— Start DATA BLOCK —

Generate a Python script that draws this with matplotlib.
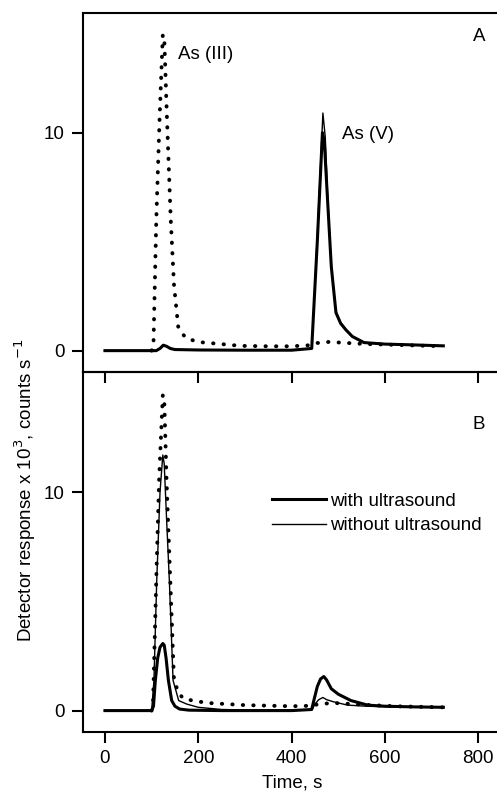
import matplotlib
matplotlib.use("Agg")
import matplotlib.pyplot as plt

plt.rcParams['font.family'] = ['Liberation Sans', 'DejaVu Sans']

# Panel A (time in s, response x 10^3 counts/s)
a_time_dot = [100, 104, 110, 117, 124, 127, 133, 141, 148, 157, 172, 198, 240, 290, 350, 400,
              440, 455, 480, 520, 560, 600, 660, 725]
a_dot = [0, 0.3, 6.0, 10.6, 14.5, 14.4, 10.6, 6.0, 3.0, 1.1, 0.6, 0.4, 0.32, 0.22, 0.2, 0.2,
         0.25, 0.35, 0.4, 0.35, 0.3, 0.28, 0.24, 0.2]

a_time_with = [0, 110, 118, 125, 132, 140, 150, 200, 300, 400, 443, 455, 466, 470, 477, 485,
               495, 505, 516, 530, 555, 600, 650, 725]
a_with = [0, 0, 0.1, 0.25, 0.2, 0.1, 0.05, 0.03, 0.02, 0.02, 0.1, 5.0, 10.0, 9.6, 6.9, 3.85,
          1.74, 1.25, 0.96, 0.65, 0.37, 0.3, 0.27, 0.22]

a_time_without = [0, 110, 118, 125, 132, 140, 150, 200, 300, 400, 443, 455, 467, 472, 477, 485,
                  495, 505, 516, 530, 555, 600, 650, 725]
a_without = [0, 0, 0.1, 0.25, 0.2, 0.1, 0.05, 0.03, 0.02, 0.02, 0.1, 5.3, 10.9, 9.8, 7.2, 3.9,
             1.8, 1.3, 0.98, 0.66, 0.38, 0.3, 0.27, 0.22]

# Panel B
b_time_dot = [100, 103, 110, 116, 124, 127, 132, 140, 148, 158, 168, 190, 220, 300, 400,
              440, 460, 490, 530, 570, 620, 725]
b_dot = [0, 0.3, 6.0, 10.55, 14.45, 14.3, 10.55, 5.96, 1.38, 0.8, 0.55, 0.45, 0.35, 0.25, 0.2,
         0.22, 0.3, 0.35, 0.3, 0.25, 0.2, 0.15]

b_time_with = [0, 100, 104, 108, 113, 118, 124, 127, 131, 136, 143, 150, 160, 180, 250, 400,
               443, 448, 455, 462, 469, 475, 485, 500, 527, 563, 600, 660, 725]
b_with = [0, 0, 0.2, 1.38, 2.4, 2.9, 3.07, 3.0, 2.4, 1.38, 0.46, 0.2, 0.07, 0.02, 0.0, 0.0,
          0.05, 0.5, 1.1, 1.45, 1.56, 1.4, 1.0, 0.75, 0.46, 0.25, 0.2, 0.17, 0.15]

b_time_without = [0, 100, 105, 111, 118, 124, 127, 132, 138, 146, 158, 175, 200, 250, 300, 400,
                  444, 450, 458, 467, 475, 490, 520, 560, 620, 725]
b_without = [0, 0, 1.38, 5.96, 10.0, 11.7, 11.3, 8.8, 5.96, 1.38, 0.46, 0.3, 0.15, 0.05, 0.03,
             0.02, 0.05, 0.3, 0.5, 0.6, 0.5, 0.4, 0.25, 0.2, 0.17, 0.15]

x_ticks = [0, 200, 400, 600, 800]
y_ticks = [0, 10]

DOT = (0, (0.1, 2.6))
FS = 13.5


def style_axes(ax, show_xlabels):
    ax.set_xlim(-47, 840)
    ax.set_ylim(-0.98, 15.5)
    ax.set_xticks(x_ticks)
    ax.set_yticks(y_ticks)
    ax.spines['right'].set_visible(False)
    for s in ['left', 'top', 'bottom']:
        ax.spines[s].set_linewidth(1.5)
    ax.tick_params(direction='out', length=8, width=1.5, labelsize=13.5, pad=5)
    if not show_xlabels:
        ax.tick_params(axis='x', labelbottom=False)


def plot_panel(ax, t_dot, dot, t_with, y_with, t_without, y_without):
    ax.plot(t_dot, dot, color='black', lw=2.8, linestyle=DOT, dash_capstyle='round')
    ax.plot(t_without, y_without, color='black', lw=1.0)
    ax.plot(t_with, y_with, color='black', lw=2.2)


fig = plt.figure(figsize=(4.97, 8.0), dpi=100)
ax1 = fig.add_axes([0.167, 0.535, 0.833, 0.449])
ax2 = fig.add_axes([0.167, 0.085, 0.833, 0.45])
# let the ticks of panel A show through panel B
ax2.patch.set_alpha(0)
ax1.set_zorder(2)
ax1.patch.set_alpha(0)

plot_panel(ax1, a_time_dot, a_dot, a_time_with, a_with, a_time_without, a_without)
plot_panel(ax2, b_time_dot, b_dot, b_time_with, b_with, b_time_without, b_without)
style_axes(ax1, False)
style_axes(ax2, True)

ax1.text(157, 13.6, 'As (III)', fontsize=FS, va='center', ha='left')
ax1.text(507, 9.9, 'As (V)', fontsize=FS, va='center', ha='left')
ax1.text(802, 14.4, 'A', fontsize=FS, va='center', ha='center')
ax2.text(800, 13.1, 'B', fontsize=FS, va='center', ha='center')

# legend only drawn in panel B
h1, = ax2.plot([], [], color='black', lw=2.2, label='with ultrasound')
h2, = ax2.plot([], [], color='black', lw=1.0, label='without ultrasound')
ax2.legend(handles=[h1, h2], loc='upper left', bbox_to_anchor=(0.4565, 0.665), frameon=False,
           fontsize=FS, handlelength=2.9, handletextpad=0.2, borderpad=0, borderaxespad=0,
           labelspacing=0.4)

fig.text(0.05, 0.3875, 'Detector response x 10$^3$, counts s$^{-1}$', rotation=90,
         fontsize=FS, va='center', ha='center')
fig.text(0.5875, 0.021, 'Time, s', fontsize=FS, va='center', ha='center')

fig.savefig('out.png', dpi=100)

— End DATA BLOCK —

**INSTRUCTION**
Every line from the start of the listing above through the line with "plt.rcParams['font.family'] = ['Liberation" should be repeated exactly; skip the pictures and add nothing else.

**EXERCISE ANSWER**
Generate a Python script that draws this with matplotlib.
import matplotlib
matplotlib.use("Agg")
import matplotlib.pyplot as plt

plt.rcParams['font.family'] = ['Liberation Sans', 'DejaVu Sans']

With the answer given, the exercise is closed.